▶ Instruction:
Below is a listing; write it out exactly and drop any images from it.

▶ Source excerpt:
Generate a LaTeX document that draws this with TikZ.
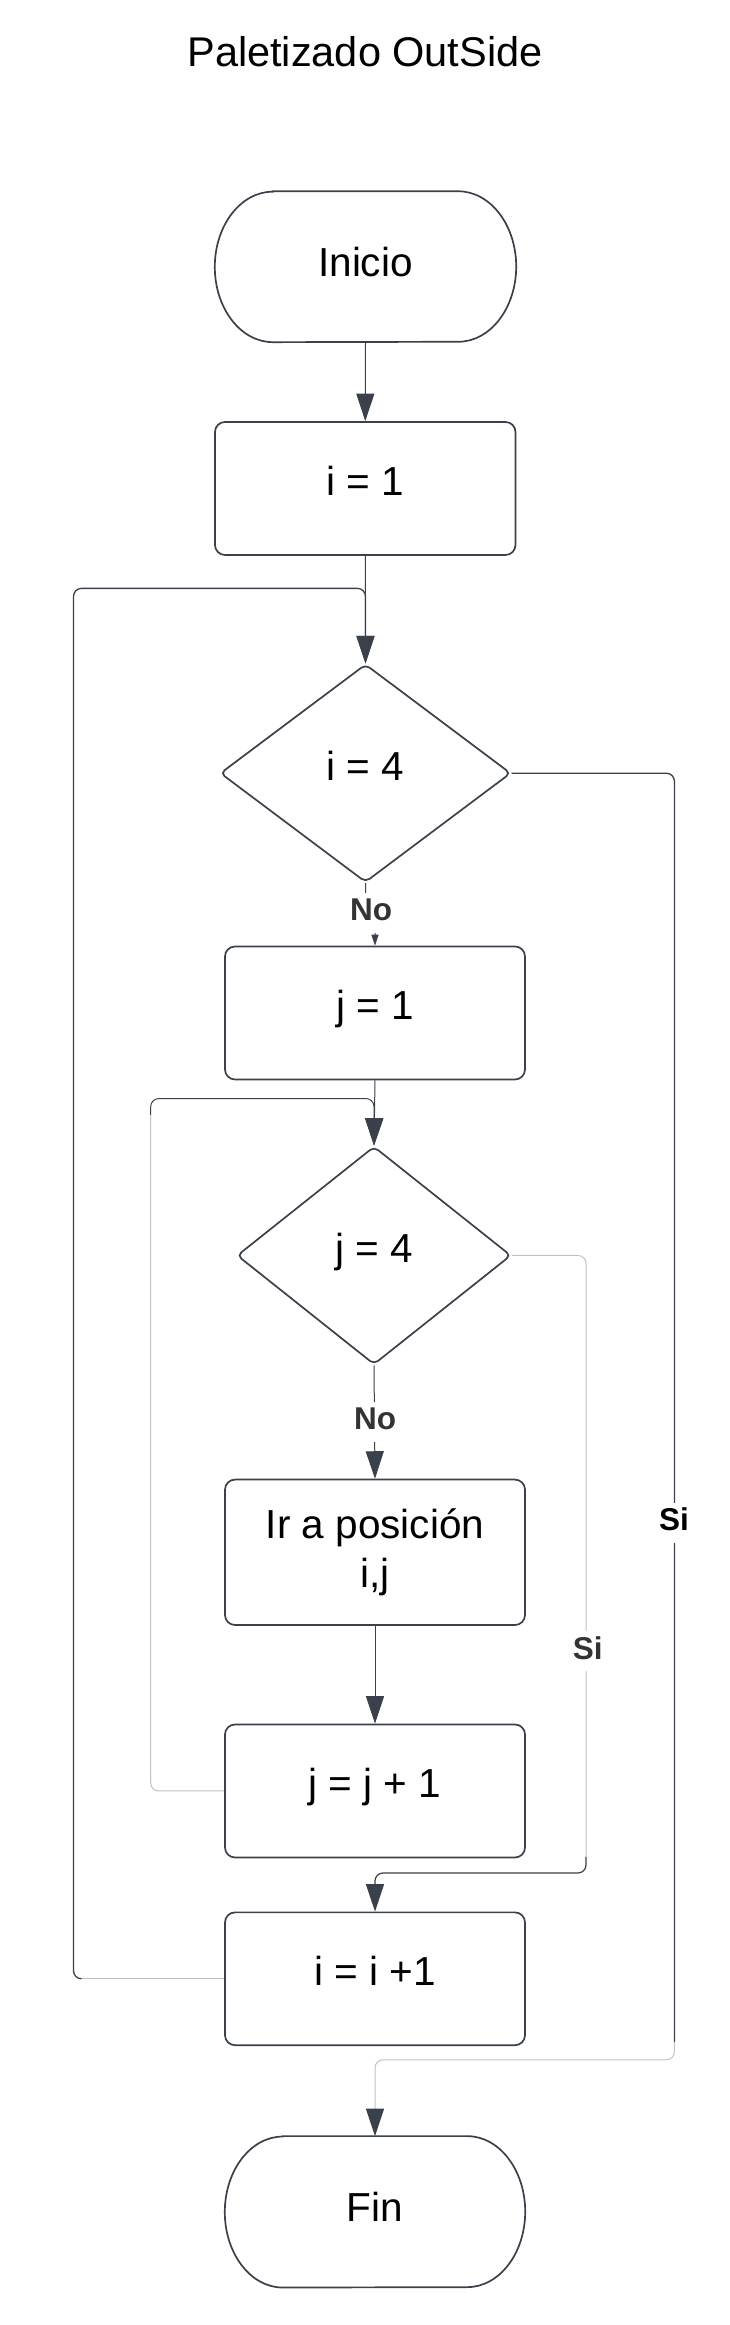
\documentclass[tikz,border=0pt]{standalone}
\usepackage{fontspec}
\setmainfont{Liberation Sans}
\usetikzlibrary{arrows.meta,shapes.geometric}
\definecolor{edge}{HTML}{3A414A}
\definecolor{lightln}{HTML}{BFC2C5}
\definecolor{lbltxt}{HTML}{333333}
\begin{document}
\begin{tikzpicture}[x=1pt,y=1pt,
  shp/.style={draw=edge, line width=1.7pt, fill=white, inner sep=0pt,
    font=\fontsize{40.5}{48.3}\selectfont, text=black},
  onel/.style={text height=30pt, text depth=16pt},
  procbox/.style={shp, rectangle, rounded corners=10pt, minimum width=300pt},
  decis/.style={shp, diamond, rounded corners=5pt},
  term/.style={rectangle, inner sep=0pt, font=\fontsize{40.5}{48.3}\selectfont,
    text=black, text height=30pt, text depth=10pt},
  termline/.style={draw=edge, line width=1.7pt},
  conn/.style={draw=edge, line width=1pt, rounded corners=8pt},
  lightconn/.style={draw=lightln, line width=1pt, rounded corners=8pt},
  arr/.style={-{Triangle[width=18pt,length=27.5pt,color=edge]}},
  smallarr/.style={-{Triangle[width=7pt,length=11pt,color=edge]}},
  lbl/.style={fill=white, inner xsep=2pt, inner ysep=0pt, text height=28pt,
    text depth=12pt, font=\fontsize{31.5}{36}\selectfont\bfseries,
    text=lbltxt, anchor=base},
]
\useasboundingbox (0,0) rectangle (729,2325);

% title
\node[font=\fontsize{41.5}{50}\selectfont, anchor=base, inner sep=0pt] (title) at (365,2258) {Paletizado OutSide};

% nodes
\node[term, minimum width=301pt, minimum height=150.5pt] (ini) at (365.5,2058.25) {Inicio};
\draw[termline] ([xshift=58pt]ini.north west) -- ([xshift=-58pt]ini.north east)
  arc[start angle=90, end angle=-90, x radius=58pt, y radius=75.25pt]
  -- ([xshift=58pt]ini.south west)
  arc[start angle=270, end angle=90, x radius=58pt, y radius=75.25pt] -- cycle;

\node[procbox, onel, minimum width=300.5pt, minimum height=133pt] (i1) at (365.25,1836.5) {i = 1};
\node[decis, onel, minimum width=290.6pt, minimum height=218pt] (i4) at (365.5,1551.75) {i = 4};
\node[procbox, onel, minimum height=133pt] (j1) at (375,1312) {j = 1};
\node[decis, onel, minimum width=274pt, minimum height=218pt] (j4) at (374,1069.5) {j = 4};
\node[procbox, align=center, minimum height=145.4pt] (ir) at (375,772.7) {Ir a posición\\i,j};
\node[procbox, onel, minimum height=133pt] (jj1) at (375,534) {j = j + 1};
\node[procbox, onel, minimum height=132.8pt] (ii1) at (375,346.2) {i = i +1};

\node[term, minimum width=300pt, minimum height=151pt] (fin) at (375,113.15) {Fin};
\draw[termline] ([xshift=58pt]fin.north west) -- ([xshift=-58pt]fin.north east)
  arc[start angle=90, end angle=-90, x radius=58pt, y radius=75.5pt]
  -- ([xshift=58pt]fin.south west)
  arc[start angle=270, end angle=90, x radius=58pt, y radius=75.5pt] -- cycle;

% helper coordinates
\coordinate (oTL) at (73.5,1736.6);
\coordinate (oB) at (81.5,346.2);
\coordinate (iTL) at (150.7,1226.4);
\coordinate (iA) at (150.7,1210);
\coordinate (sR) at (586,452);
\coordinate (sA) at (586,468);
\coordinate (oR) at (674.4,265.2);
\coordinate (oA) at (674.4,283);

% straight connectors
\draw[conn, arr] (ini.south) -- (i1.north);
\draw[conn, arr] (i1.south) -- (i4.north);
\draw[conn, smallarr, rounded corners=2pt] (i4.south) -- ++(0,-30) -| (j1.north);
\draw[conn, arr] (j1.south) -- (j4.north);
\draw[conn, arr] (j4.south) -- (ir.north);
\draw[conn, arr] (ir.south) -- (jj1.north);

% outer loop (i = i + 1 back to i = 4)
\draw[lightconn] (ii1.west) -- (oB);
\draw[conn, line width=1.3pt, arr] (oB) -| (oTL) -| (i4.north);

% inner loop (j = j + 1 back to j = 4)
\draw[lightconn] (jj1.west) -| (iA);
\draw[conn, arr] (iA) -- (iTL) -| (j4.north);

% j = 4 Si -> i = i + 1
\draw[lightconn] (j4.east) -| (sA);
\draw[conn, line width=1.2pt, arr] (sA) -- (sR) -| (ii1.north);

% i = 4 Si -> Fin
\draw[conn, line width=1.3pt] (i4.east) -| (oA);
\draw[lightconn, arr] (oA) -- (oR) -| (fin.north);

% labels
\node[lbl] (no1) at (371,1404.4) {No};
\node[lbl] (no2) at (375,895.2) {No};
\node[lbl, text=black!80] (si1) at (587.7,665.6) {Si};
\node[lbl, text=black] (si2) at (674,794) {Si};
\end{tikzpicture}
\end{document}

▶ Full output:
Generate a LaTeX document that draws this with TikZ.
\documentclass[tikz,border=0pt]{standalone}
\usepackage{fontspec}
\setmainfont{Liberation Sans}
\usetikzlibrary{arrows.meta,shapes.geometric}
\definecolor{edge}{HTML}{3A414A}
\definecolor{lightln}{HTML}{BFC2C5}
\definecolor{lbltxt}{HTML}{333333}
\begin{document}
\begin{tikzpicture}[x=1pt,y=1pt,
  shp/.style={draw=edge, line width=1.7pt, fill=white, inner sep=0pt,
    font=\fontsize{40.5}{48.3}\selectfont, text=black},
  onel/.style={text height=30pt, text depth=16pt},
  procbox/.style={shp, rectangle, rounded corners=10pt, minimum width=300pt},
  decis/.style={shp, diamond, rounded corners=5pt},
  term/.style={rectangle, inner sep=0pt, font=\fontsize{40.5}{48.3}\selectfont,
    text=black, text height=30pt, text depth=10pt},
  termline/.style={draw=edge, line width=1.7pt},
  conn/.style={draw=edge, line width=1pt, rounded corners=8pt},
  lightconn/.style={draw=lightln, line width=1pt, rounded corners=8pt},
  arr/.style={-{Triangle[width=18pt,length=27.5pt,color=edge]}},
  smallarr/.style={-{Triangle[width=7pt,length=11pt,color=edge]}},
  lbl/.style={fill=white, inner xsep=2pt, inner ysep=0pt, text height=28pt,
    text depth=12pt, font=\fontsize{31.5}{36}\selectfont\bfseries,
    text=lbltxt, anchor=base},
]
\useasboundingbox (0,0) rectangle (729,2325);

% title
\node[font=\fontsize{41.5}{50}\selectfont, anchor=base, inner sep=0pt] (title) at (365,2258) {Paletizado OutSide};

% nodes
\node[term, minimum width=301pt, minimum height=150.5pt] (ini) at (365.5,2058.25) {Inicio};
\draw[termline] ([xshift=58pt]ini.north west) -- ([xshift=-58pt]ini.north east)
  arc[start angle=90, end angle=-90, x radius=58pt, y radius=75.25pt]
  -- ([xshift=58pt]ini.south west)
  arc[start angle=270, end angle=90, x radius=58pt, y radius=75.25pt] -- cycle;

\node[procbox, onel, minimum width=300.5pt, minimum height=133pt] (i1) at (365.25,1836.5) {i = 1};
\node[decis, onel, minimum width=290.6pt, minimum height=218pt] (i4) at (365.5,1551.75) {i = 4};
\node[procbox, onel, minimum height=133pt] (j1) at (375,1312) {j = 1};
\node[decis, onel, minimum width=274pt, minimum height=218pt] (j4) at (374,1069.5) {j = 4};
\node[procbox, align=center, minimum height=145.4pt] (ir) at (375,772.7) {Ir a posición\\i,j};
\node[procbox, onel, minimum height=133pt] (jj1) at (375,534) {j = j + 1};
\node[procbox, onel, minimum height=132.8pt] (ii1) at (375,346.2) {i = i +1};

\node[term, minimum width=300pt, minimum height=151pt] (fin) at (375,113.15) {Fin};
\draw[termline] ([xshift=58pt]fin.north west) -- ([xshift=-58pt]fin.north east)
  arc[start angle=90, end angle=-90, x radius=58pt, y radius=75.5pt]
  -- ([xshift=58pt]fin.south west)
  arc[start angle=270, end angle=90, x radius=58pt, y radius=75.5pt] -- cycle;

% helper coordinates
\coordinate (oTL) at (73.5,1736.6);
\coordinate (oB) at (81.5,346.2);
\coordinate (iTL) at (150.7,1226.4);
\coordinate (iA) at (150.7,1210);
\coordinate (sR) at (586,452);
\coordinate (sA) at (586,468);
\coordinate (oR) at (674.4,265.2);
\coordinate (oA) at (674.4,283);

% straight connectors
\draw[conn, arr] (ini.south) -- (i1.north);
\draw[conn, arr] (i1.south) -- (i4.north);
\draw[conn, smallarr, rounded corners=2pt] (i4.south) -- ++(0,-30) -| (j1.north);
\draw[conn, arr] (j1.south) -- (j4.north);
\draw[conn, arr] (j4.south) -- (ir.north);
\draw[conn, arr] (ir.south) -- (jj1.north);

% outer loop (i = i + 1 back to i = 4)
\draw[lightconn] (ii1.west) -- (oB);
\draw[conn, line width=1.3pt, arr] (oB) -| (oTL) -| (i4.north);

% inner loop (j = j + 1 back to j = 4)
\draw[lightconn] (jj1.west) -| (iA);
\draw[conn, arr] (iA) -- (iTL) -| (j4.north);

% j = 4 Si -> i = i + 1
\draw[lightconn] (j4.east) -| (sA);
\draw[conn, line width=1.2pt, arr] (sA) -- (sR) -| (ii1.north);

% i = 4 Si -> Fin
\draw[conn, line width=1.3pt] (i4.east) -| (oA);
\draw[lightconn, arr] (oA) -- (oR) -| (fin.north);

% labels
\node[lbl] (no1) at (371,1404.4) {No};
\node[lbl] (no2) at (375,895.2) {No};
\node[lbl, text=black!80] (si1) at (587.7,665.6) {Si};
\node[lbl, text=black] (si2) at (674,794) {Si};
\end{tikzpicture}
\end{document}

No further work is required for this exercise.